One-third of reproductive age women are obese in the United States, which can make it difficult to get pregnant and cause medical issues for a mother-to-be and her fetus, lead to a difficult labor and delivery, and put the baby at higher risk for health problems.

"It is an epidemic that has reached a crisis stage," says Katharine Wenstrom, MD, director of the Division of Maternal-Fetal Medicine at Women & Infants Hospital.

Pregnancy and ObesityDifficulty getting pregnant
Fat produces the female hormone estriol (a form of estrogen). When a woman has higher than normal levels, she may ovulate irregularly. Obesity can also be associated with polycystic ovarian syndrome, which causes infertility.

Obese women also have an increased risk of health problems such as diabetes. Being insulin resistant can cause a woman to have irregular ovulation or to not ovulate at all, explains Kenneth K. Chen, MD, division director of Obstetric and Consultative Medicine at Women & Infants.

Pregnancy complications
Elevated blood sugar levels from diabetes can cause a fetus to have birth defects, which might not be initially visible because when a womanis obese, it is harder to see fetal structures with ultrasound. "Birth defects may not be recognized before delivery," Dr. Wenstrom adds.

The babies of diabetic mothers are also at risk of being unusually large, making delivery difficult. Infants of diabetic mothers are also more prone to metabolic problems as newborns, and often have difficulty keeping their blood sugar levels normal after birth. These infants are also at increased risk of childhood obesity.

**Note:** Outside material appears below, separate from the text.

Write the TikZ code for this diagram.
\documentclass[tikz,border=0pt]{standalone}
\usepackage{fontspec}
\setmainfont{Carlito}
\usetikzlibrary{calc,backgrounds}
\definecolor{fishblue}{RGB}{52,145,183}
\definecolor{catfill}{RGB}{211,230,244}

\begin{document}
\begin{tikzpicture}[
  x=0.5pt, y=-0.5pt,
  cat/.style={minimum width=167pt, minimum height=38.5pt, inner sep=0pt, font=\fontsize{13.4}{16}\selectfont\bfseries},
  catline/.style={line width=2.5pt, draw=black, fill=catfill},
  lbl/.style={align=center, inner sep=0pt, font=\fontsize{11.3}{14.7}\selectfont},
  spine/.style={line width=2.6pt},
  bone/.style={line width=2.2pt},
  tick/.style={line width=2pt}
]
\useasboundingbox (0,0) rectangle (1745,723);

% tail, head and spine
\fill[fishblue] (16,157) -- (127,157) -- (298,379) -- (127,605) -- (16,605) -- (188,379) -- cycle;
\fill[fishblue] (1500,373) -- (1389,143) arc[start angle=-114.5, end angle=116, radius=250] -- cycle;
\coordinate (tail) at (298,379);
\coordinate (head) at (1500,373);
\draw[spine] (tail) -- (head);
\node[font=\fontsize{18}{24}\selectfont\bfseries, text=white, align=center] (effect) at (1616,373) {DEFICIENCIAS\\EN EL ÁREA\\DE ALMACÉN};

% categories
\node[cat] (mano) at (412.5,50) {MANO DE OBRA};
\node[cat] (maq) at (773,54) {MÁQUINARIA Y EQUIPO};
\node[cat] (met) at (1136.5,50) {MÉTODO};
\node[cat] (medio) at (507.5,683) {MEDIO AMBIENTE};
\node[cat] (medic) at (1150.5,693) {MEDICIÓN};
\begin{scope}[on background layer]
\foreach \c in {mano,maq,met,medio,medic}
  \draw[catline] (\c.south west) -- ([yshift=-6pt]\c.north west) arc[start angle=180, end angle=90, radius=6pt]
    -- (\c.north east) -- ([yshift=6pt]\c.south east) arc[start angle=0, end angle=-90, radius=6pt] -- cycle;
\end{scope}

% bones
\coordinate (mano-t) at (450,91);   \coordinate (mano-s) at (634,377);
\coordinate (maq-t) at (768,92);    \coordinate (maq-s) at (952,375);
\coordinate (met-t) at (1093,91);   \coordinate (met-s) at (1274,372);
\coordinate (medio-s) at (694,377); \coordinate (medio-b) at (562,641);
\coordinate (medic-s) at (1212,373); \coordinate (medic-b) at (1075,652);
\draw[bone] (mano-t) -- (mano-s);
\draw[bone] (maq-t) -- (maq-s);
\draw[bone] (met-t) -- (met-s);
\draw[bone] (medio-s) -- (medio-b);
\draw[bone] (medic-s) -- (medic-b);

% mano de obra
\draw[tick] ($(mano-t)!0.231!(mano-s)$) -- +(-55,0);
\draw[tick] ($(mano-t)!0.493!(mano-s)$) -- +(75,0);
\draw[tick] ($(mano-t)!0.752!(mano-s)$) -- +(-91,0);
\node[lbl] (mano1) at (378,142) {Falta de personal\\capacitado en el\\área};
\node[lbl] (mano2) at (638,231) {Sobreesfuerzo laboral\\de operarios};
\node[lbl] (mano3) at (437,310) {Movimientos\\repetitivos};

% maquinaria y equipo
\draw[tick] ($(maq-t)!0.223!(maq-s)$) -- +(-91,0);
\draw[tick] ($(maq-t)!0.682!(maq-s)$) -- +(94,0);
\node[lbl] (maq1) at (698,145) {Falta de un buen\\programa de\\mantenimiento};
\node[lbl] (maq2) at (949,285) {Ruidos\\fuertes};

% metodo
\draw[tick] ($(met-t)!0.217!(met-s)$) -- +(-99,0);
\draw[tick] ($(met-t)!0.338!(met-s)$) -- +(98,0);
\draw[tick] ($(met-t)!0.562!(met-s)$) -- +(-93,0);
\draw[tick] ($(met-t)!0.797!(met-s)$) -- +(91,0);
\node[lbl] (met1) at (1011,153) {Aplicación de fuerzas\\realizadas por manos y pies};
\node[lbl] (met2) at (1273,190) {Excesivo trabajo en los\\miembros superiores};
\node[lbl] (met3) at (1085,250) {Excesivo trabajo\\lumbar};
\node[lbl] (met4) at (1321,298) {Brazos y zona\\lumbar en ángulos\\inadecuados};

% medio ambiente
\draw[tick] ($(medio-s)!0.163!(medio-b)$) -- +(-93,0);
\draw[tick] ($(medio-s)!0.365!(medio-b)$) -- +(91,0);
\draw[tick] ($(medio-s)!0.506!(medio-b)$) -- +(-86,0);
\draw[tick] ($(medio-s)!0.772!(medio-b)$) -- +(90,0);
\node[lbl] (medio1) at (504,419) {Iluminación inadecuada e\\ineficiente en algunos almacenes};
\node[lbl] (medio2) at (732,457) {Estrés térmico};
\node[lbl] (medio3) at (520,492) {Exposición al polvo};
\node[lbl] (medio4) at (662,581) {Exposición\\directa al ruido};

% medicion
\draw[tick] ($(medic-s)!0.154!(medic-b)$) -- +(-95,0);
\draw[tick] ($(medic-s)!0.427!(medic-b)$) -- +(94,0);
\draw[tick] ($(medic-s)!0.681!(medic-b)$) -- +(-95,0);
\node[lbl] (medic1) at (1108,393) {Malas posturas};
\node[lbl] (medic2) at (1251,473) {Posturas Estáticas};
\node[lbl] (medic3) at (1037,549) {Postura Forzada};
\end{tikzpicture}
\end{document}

Another complication from obesity is high blood pressure. Chronic high blood pressure can cause less than optimal blood flow to the fetus, resulting in it being abnormally small, and increases the risk of developing pre-eclampsia (high blood pressure, fluid retention, and abnormal kidney function). In addition, obese women are more likely to develop sleep apnea (which can increase blood pressure), infections after Cesarean delivery, and blood clots, Dr. Chen says. The risk of stillbirth also increases.

Delivery challenges
If a woman is having a big baby, labor and delivery can be problematic and she may require a Cesarean section (C-section). When a fetus is large because the mother is diabetic, it is more likely to have large shoulders, making delivery difficult and possibly resulting in damage to the nerves in the baby's shoulders, arms, and hands. In general, obese pregnant women are more likely to need a C-section due to pregnancy complications or obstructed labor.

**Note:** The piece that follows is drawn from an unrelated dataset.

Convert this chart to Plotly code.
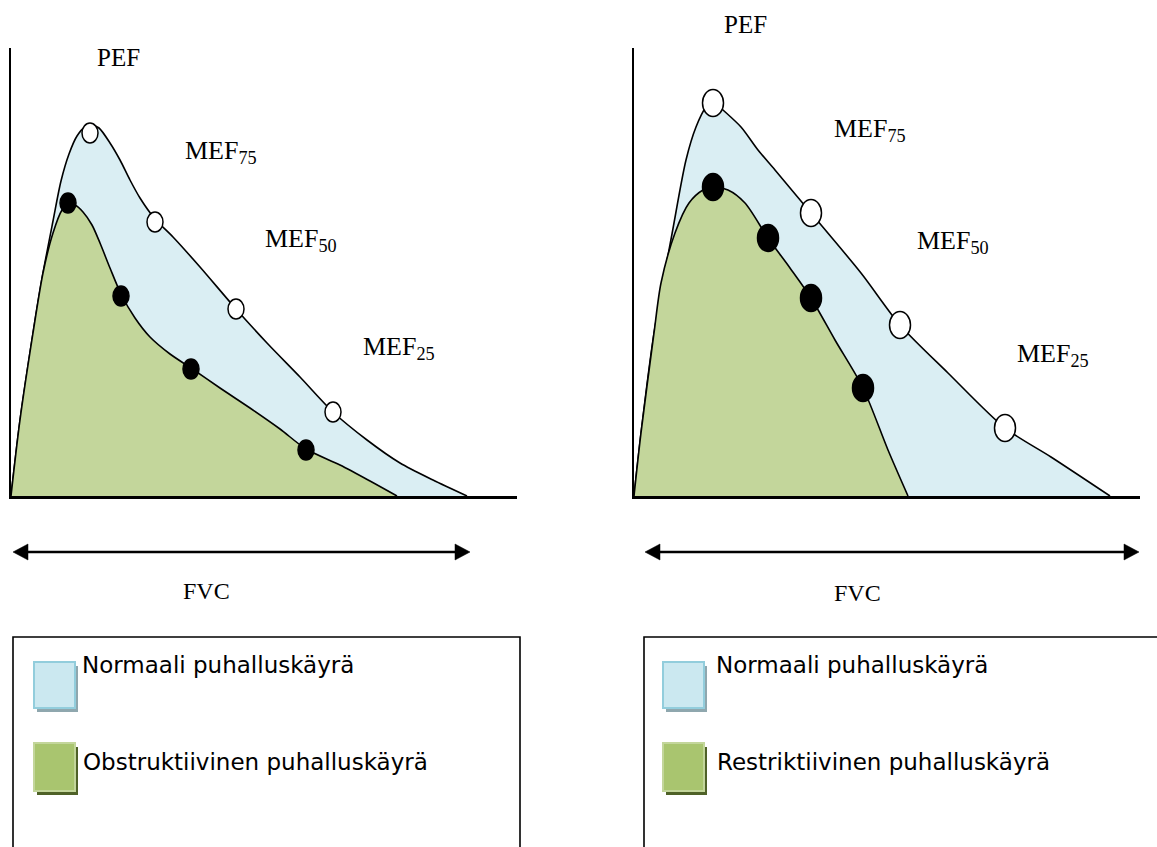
import plotly.graph_objects as go

W, H = 1157, 847

# ---------------- data (arbitrary volume / flow units) ----------------
# Left panel: normal vs obstructive flow-volume curve
left_normal_x = [0, 9, 22, 32, 42, 50, 58, 66, 74, 81, 88, 99, 109, 119, 129, 144, 162, 189, 225, 256, 289, 322, 356, 389, 422, 456]
left_normal_y = [0, 76, 163, 223, 275, 315, 342, 360, 369, 371, 368, 353, 336, 316, 298, 277, 259, 229, 187, 153, 119, 84, 56, 33, 16, 0]
left_obs_x = [0, 9, 22, 32, 42, 51, 57, 64, 72, 81, 89, 99, 110, 124, 139, 159, 180, 209, 239, 269, 295, 329, 359, 386]
left_obs_y = [0, 76, 163, 223, 263, 286, 292, 291, 284, 271, 253, 228, 202, 178, 159, 142, 128, 108, 88, 67, 47, 31, 15, 0]
left_normal_pts_x = [79, 144, 225, 322]
left_normal_pts_y = [363, 274, 187, 84]
left_obs_pts_x = [57, 110, 180, 295]
left_obs_pts_y = [293, 200, 127, 46]

# Right panel: normal vs restrictive flow-volume curve
right_normal_x = [0, 7, 20, 38, 52, 62, 72, 79, 89, 107, 124, 141, 177, 227, 266, 314, 371, 417, 476]
right_normal_y = [0, 63, 163, 262, 336, 369, 389, 395, 386, 369, 346, 326, 283, 223, 171, 123, 68, 39, 0]
right_restr_x = [0, 7, 20, 27, 41, 55, 69, 79, 94, 111, 134, 156, 177, 201, 229, 254, 274]
right_restr_y = [0, 63, 163, 213, 263, 293, 306, 309, 306, 293, 258, 228, 198, 156, 108, 46, 0]
right_normal_pts_x = [79, 177, 266, 371]
right_normal_pts_y = [393, 283, 171, 68]
right_restr_pts_x = [79, 134, 177, 229]
right_restr_pts_y = [309, 258, 198, 108]

peak_label = "PEF"
mef_labels = ["MEF<sub>75</sub>", "MEF<sub>50</sub>", "MEF<sub>25</sub>"]
axis_label = "FVC"
legend_left = ["Normaali puhalluskäyrä", "Obstruktiivinen puhalluskäyrä"]
legend_right = ["Normaali puhalluskäyrä", "Restriktiivinen puhalluskäyrä"]

BLUE = "#DAEEF3"
GREEN = "#C3D69B"
SERIF = "Liberation Serif, Times New Roman, serif"
SANS = "DejaVu Sans, Verdana, sans-serif"


def px(x):
    return x / W


def py(y):
    return 1 - y / H


fig = go.Figure()

panels = [
    ("x", "y", left_normal_x, left_normal_y, left_obs_x, left_obs_y),
    ("x2", "y2", right_normal_x, right_normal_y, right_restr_x, right_restr_y),
]
for xa, ya, nx, ny, ox, oy in panels:
    fig.add_trace(go.Scatter(x=nx, y=ny, xaxis=xa, yaxis=ya, mode="lines",
                             line=dict(shape="spline", smoothing=0.8, color="black", width=1.6),
                             fill="tozeroy", fillcolor=BLUE, showlegend=False, hoverinfo="skip"))
    fig.add_trace(go.Scatter(x=ox, y=oy, xaxis=xa, yaxis=ya, mode="lines",
                             line=dict(shape="spline", smoothing=0.8, color="black", width=1.6),
                             fill="tozeroy", fillcolor=GREEN, showlegend=False, hoverinfo="skip"))

shapes = []


def ellipses(xs, ys, xref, yref, filled, hw, hh):
    for x, y in zip(xs, ys):
        shapes.append(dict(type="circle", xref=xref, yref=yref,
                           xsizemode="pixel", ysizemode="pixel",
                           xanchor=x, yanchor=y, x0=-hw, x1=hw, y0=-hh, y1=hh,
                           fillcolor="black" if filled else "white",
                           line=dict(color="black", width=1.5), layer="above"))


ellipses(left_normal_pts_x, left_normal_pts_y, "x", "y", False, 8, 10)
ellipses(left_obs_pts_x, left_obs_pts_y, "x", "y", True, 8, 10)
ellipses(right_normal_pts_x, right_normal_pts_y, "x2", "y2", False, 10.5, 13.5)
ellipses(right_restr_pts_x, right_restr_pts_y, "x2", "y2", True, 10.5, 13.5)


# double-headed FVC arrows
def arrow(xl, xr, yc):
    shapes.append(dict(type="line", xref="paper", yref="paper",
                       x0=px(xl + 10), x1=px(xr - 10), y0=py(yc), y1=py(yc),
                       line=dict(color="black", width=2.5)))
    for tip, base in ((xl, xl + 15), (xr, xr - 15)):
        path = "M {} {} L {} {} L {} {} Z".format(px(tip), py(yc), px(base), py(yc - 8),
                                                  px(base), py(yc + 8))
        shapes.append(dict(type="path", xref="paper", yref="paper", path=path,
                           fillcolor="black", line=dict(color="black", width=0.5)))


arrow(13, 470, 552)
arrow(645, 1139, 552)


# legend boxes
def rect(x0, y0, x1, y1, fill, line_color=None, lw=0):
    shapes.append(dict(type="rect", xref="paper", yref="paper",
                       x0=px(x0), x1=px(x1), y0=py(y1), y1=py(y0),
                       fillcolor=fill,
                       line=dict(color=line_color or fill, width=lw)))


rect(13, 637, 520, 905, "rgba(0,0,0,0)", "black", 1.6)
rect(644, 637, 1175, 905, "rgba(0,0,0,0)", "black", 1.6)
for sx in (34, 663):
    rect(sx + 3, 666, sx + 44, 712, "#8FA7AE")
    rect(sx, 662, sx + 41, 708, "#CBE8F0", "#92CDDC", 2)
    rect(sx + 3, 747, sx + 44, 795, "#4F6228")
    rect(sx, 743, sx + 41, 791, "#A9C56F", "#C3D69B", 2)

fig.update_layout(shapes=shapes)

annotations = []


def text(t, x, y, size, family, anchor="left"):
    annotations.append(dict(text=t, x=px(x), y=py(y), xref="paper", yref="paper",
                            xanchor=anchor, yanchor="middle", showarrow=False,
                            font=dict(family=family, size=size, color="black")))


text(peak_label, 95, 58, 25, SERIF)
text(mef_labels[0], 183, 152, 26, SERIF)
text(mef_labels[1], 263, 240, 26, SERIF)
text(mef_labels[2], 361, 348, 26, SERIF)
text(peak_label, 722, 25, 25, SERIF)
text(mef_labels[0], 832, 130, 26, SERIF)
text(mef_labels[1], 915, 242, 26, SERIF)
text(mef_labels[2], 1015, 355, 26, SERIF)
text(axis_label, 206, 591, 24, SERIF, "center")
text(axis_label, 857, 593, 24, SERIF, "center")
text(legend_left[0], 80, 665, 23, SANS)
text(legend_left[1], 81, 762, 23, SANS)
text(legend_right[0], 714, 665, 23, SANS)
text(legend_right[1], 715, 762, 23, SANS)

fig.update_layout(annotations=annotations)

ax_common = dict(showgrid=False, zeroline=False, showticklabels=False, ticks="",
                 showline=True, linecolor="black", fixedrange=True)
fig.update_layout(
    width=W, height=H,
    margin=dict(l=0, r=0, t=0, b=0),
    paper_bgcolor="white", plot_bgcolor="white",
    showlegend=False,
    xaxis=dict(domain=[px(11), px(517)], range=[0, 506], linewidth=2.5, anchor="y", **ax_common),
    yaxis=dict(domain=[py(496), py(48)], range=[0, 448], linewidth=1.5, anchor="x", **ax_common),
    xaxis2=dict(domain=[px(634), px(1140)], range=[0, 506], linewidth=2.5, anchor="y2", **ax_common),
    yaxis2=dict(domain=[py(496), py(48)], range=[0, 448], linewidth=1.5, anchor="x2", **ax_common),
)

fig.write_html("out.html", config={"displayModeBar": False},
               post_script="document.body.style.margin='0';document.body.style.overflow='hidden';")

A C-section, however, also brings increased risks for obese women, such as serious bleeding complications or poor wound healing. It can be more difficult to give epidural anesthesia to an obese woman for pain relief, therefore, she may need to be put to sleep for the C-section. But, administering general anesthesia can be tricky and it is more likely to result in complications or even death, Dr. Chen explains.

Ultimately, "It's better to try to control fetal size with diet and exercise during pregnancy, and then let the patient go into labor naturally," Dr. Wenstrom notes. "Inducing labor increases the need for a C-section."

Suggested treatments
When looking to get pregnant, losing just 20 or 30 pounds can make an important difference, says Dr. Wenstrom. If a woman is infertile because of obesity, it is better to try and lose weight before attempting in vitro fertilization.

"Once an obese woman is pregnant, she doesn't need to gain a lot of weight as long as the fetus is growing," Dr. Wenstrom says. Eating a healthier, balanced diet during pregnancy can help to avoid excessive weight gain. Pregnant women should also do a regular low-impact exercise such as walking or swimming.

Prenatal care is especially important, so any medical conditions that develop can be treated early on.